Your goal is to assess what answers were acceptable/correct and which answers were not, which leads to what questions require attention. Once you’ve rated all 500 of those questions/responses, add up the number of 3s and 4s as “correct” and add up the 1s and 2s as “not correct” and that percentage becomes your baseline number for correctness. Keep this baseline number handy as you will need it. Now, you’re ready to take some action.

Take Action

I highly suggest that you look for trends of question intents where Watson is not performing well. I would put much less emphasis on “one-off” types of questions that Watson did not respond well to (unless it’s a critical question to the business or a liability topic). You want to focus on what the majority of your end users are asking to have the largest impact, so again, look for trends.

Once you identify a trend, you can begin to look at ways to enhance the question intent. There are many corrective actions that you could take but it all depends on your analysis of the intent. Maybe you need to add more variations to the intent to expand Watson’s understanding of how this question could be asked or phrased? Maybe you need to adjust your intent groups so that Watson can better delineate between them? I have another blog post that talks about Best Practices for Training Watson on Intents that I suggest you read to help you.

So up until now, you’ve taken a question sampling, rated that sampling on correctness, analyzed for trends and taken some corrective action. So what is next?

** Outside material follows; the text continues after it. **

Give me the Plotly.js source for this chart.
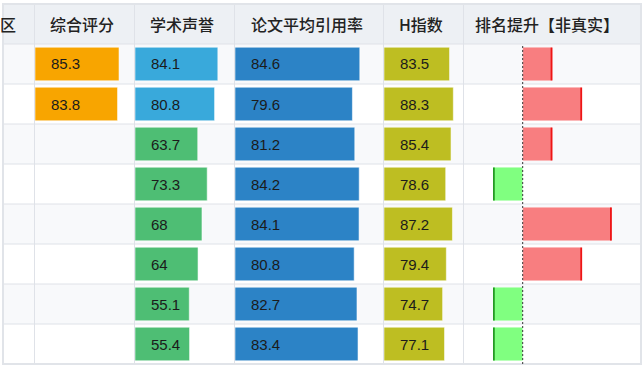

Once it’s been two weeks (or whatever your decided frequency is) since your initial sampling of questions, pull another sample of 500 questions (the frequency of how often you iterate will depend on your sample size of questions and available headcount, so this can vary). Another important thing here is to pull the same number of questions and analyze/rate them the same exact way. You also want to have the same person(s) doing this work. This is to ensure consistency and continuity across each iterative cycle. It is also important to ensure you have given enough time in between cycles, after the latest update has been pushed in production, to allow for a variety of questions to be received which helps identify trends.

Now once you’ve run through the cycle again (and each time thereafter), there are several key things you should be looking at:

1) Compare the correctness rating with the previous cycle. Are you doing better, worse or the same?
Note: You are looking for incremental improvement, so a consistent incline of even half a percent is positive progress.

2) Compare the trends of intents you identified that are not doing well with the previous cycle to see if you still have room for improvement on the same intent. Are you not performing well in the same intent(s) over and over? If so, then you need to seek Expert Advice to look into what is going wrong.


There is no “one size fits all” guideline as to how long one should iterate on the qualitative analysis cycles to improve their Watson deployment. There are many factors that vary from deployment to deployment such as:

  • Deployment size – The number of intents/topics covered in the deployment
  • If new intents/topics are added to the deployment
  • If requirements change
  • If new user groups/organizations are provided access to the deployment

As you evaluate Watson’s performance over time, you should compare your rating numbers and observe the trend. Eventually, you will hit the point of diminishing returns (unless you continue to add new intents/topics into the solution). You will need to make the judgement call of when you hit this point.


One other helpful aspect you could analyze is end user feedback. I have often seen many chat applications implement a thumbs up/thumbs down rating per each content response provided by Watson. This feedback could be misleading as the end user could have given a response a thumbs down, not because it was not the right answer, but because they perhaps just did not like the answer. I highly suggest looking for trends of questions with answers rated as thumbs down. If there are a group of people all rating a specific question intent’s response as thumbs down, then I suggest having a closer look to see what corrective action may be needed. Again, focus on trends, versus a “one-off”.

The End

Optimizing Watson is not always an easy task, but following this qualitative analysis prescription consistently as described should help provide some guidance in making the task a bit easier.